REQUEST:
Every line from the start of the entries up to and including the one bearing "const textColor = '#1a1008';" must be printed verbatim, without the pictures.

[BEGIN SUPPLIED INFORMATION]

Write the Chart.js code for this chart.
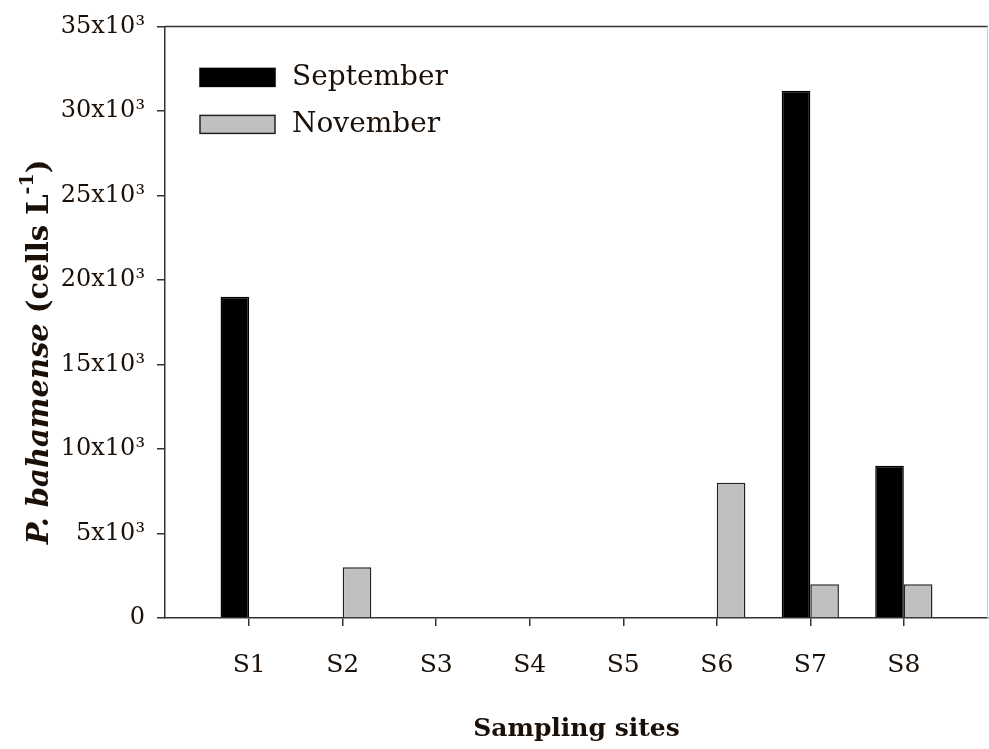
<!DOCTYPE html>
<html>
<head>
<meta charset="utf-8">
<script src="https://cdn.jsdelivr.net/npm/chart.js@4.4.1/dist/chart.umd.min.js"></script>
<style>
  html, body { margin: 0; padding: 0; background: #fff; }
  #wrap { width: 989px; height: 749px; }
</style>
</head>
<body>
<div id="wrap"><canvas id="chart"></canvas></div>
<script>
const sites = ['S1', 'S2', 'S3', 'S4', 'S5', 'S6', 'S7', 'S8'];
const september = [19000, 0, 0, 0, 0, 0, 31200, 9000];
const november = [0, 3000, 0, 0, 0, 8000, 2000, 2000];
const yTicks = [0, 5000, 10000, 15000, 20000, 25000, 30000, 35000];

const serif = "'DejaVu Serif', 'Liberation Serif', serif";
const ink = '#333';
const textColor = '#1a1008';

// y title with italic species name and superscript, drawn on the canvas
const yTitlePlugin = {
    id: 'yTitle',
    afterDraw(chart) {
        const ctx = chart.ctx;
        const parts = [
            { t: 'P. bahamense', f: 'italic bold 29px ' + serif, dy: 0 },
            { t: ' (cells L', f: 'bold 29px ' + serif, dy: 0 },
            { t: '-1', f: 'bold 19px ' + serif, dy: -12 },
            { t: ')', f: 'bold 29px ' + serif, dy: 0 }
        ];
        let total = 0;
        parts.forEach(p => { ctx.font = p.f; p.w = ctx.measureText(p.t).width; total += p.w; });
        ctx.save();
        ctx.translate(40, 352);
        ctx.rotate(-Math.PI / 2);
        ctx.fillStyle = textColor;
        ctx.textBaseline = 'middle';
        let x = -total / 2;
        parts.forEach(p => {
            ctx.font = p.f;
            ctx.fillText(p.t, x, p.dy);
            x += p.w;
        });
        ctx.restore();
    }
};

// legend box inside the plot, top-left
const legendPlugin = {
    id: 'insideLegend',
    afterDraw(chart) {
        const ctx = chart.ctx;
        const a = chart.chartArea;
        ctx.save();
        ctx.font = '28px ' + serif;
        ctx.textBaseline = 'middle';
        chart.data.datasets.forEach((ds, i) => {
            const x = a.left + 35;
            const y = a.top + 42 + i * 47;
            ctx.fillStyle = ds.backgroundColor;
            ctx.fillRect(x, y, 75, 18);
            ctx.strokeStyle = ds.borderColor;
            ctx.lineWidth = 1.5;
            ctx.strokeRect(x, y, 75, 18);
            ctx.fillStyle = textColor;
            ctx.fillText(ds.label, x + 92, y + 9);
        });
        ctx.restore();
    }
};

// top frame line and faint right edge
const framePlugin = {
    id: 'frame',
    afterDatasetsDraw(chart) {
        const ctx = chart.ctx;
        const a = chart.chartArea;
        ctx.save();
        ctx.strokeStyle = ink;
        ctx.lineWidth = 1.5;
        ctx.beginPath();
        ctx.moveTo(a.left, a.top);
        ctx.lineTo(a.right, a.top);
        ctx.stroke();
        ctx.strokeStyle = '#ccc';
        ctx.lineWidth = 1;
        ctx.beginPath();
        ctx.moveTo(a.right - 0.5, a.top);
        ctx.lineTo(a.right - 0.5, a.bottom);
        ctx.stroke();
        ctx.restore();
    }
};

const toPoints = arr => arr.map((v, i) => ({ x: i + 1, y: v }));

new Chart(document.getElementById('chart'), {
    type: 'bar',
    data: {
        datasets: [{
            label: 'September',
            data: toPoints(september),
            backgroundColor: '#000',
            borderColor: '#000',
            borderWidth: 1.5,
            borderSkipped: 'start'
        }, {
            label: 'November',
            data: toPoints(november),
            backgroundColor: '#c0c0c0',
            borderColor: '#222',
            borderWidth: 1.5,
            borderSkipped: 'start'
        }]
    },
    options: {
        responsive: true,
        maintainAspectRatio: false,
        animation: false,
        datasets: {
            bar: { categoryPercentage: 0.612, barPercentage: 1 }
        },
        layout: { padding: { left: 55, top: 25, right: 1, bottom: 0 } },
        plugins: {
            tooltip: { enabled: false },
            legend: { display: false }
        },
        scales: {
            x: {
                type: 'linear',
                min: 0.1,
                max: 8.9,
                offset: false,
                afterBuildTicks: s => { s.ticks = sites.map((_, i) => ({ value: i + 1 })); },
                afterFit: s => { s.height = 131; },
                grid: { offset: false, drawOnChartArea: false, drawTicks: true, tickLength: 8, color: ink, lineWidth: 1.5 },
                border: { display: true, color: ink, width: 1.5 },
                ticks: {
                    padding: 24,
                    color: textColor,
                    font: { family: serif, size: 25 },
                    callback: v => sites[v - 1]
                },
                title: {
                    display: true,
                    text: 'Sampling sites',
                    color: textColor,
                    font: { family: serif, size: 25, weight: 'bold' },
                    padding: { top: 0, bottom: 5 }
                }
            },
            y: {
                min: yTicks[0],
                max: yTicks[yTicks.length - 1],
                afterBuildTicks: s => { s.ticks = yTicks.map(v => ({ value: v })); },
                afterFit: s => { s.width = 110; },
                grid: { drawOnChartArea: false, drawTicks: true, tickLength: 8, color: ink, lineWidth: 1.5 },
                border: { display: true, color: ink, width: 1.5 },
                ticks: {
                    padding: 12,
                    color: textColor,
                    font: { family: serif, size: 24 },
                    callback: v => v === 0 ? '0' : (v / 1000) + 'x10\u00B3'
                }
            }
        }
    },
    plugins: [yTitlePlugin, legendPlugin, framePlugin]
});
</script>
</body>
</html>
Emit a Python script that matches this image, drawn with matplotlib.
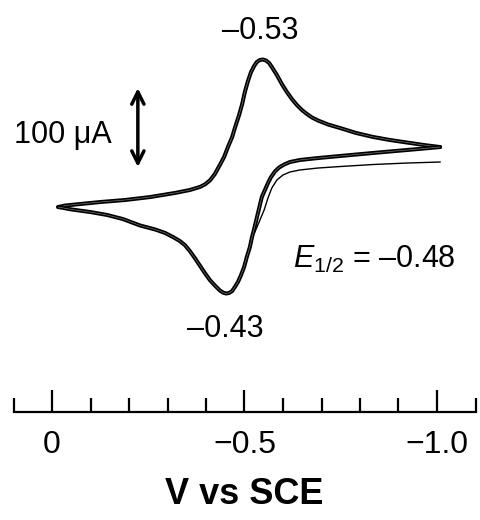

[END SUPPLIED INFORMATION]

EXERCISE RESULT:
Write the Chart.js code for this chart.
<!DOCTYPE html>
<html>
<head>
<meta charset="utf-8">
<script src="https://cdn.jsdelivr.net/npm/chart.js@4.4.1/dist/chart.umd.min.js"></script>
<style>
  html, body { margin: 0; padding: 0; background: #fff; }
  #wrap { width: 989px; height: 749px; }
</style>
</head>
<body>
<div id="wrap"><canvas id="chart"></canvas></div>
<script>
const sites = ['S1', 'S2', 'S3', 'S4', 'S5', 'S6', 'S7', 'S8'];
const september = [19000, 0, 0, 0, 0, 0, 31200, 9000];
const november = [0, 3000, 0, 0, 0, 8000, 2000, 2000];
const yTicks = [0, 5000, 10000, 15000, 20000, 25000, 30000, 35000];

const serif = "'DejaVu Serif', 'Liberation Serif', serif";
const ink = '#333';
const textColor = '#1a1008';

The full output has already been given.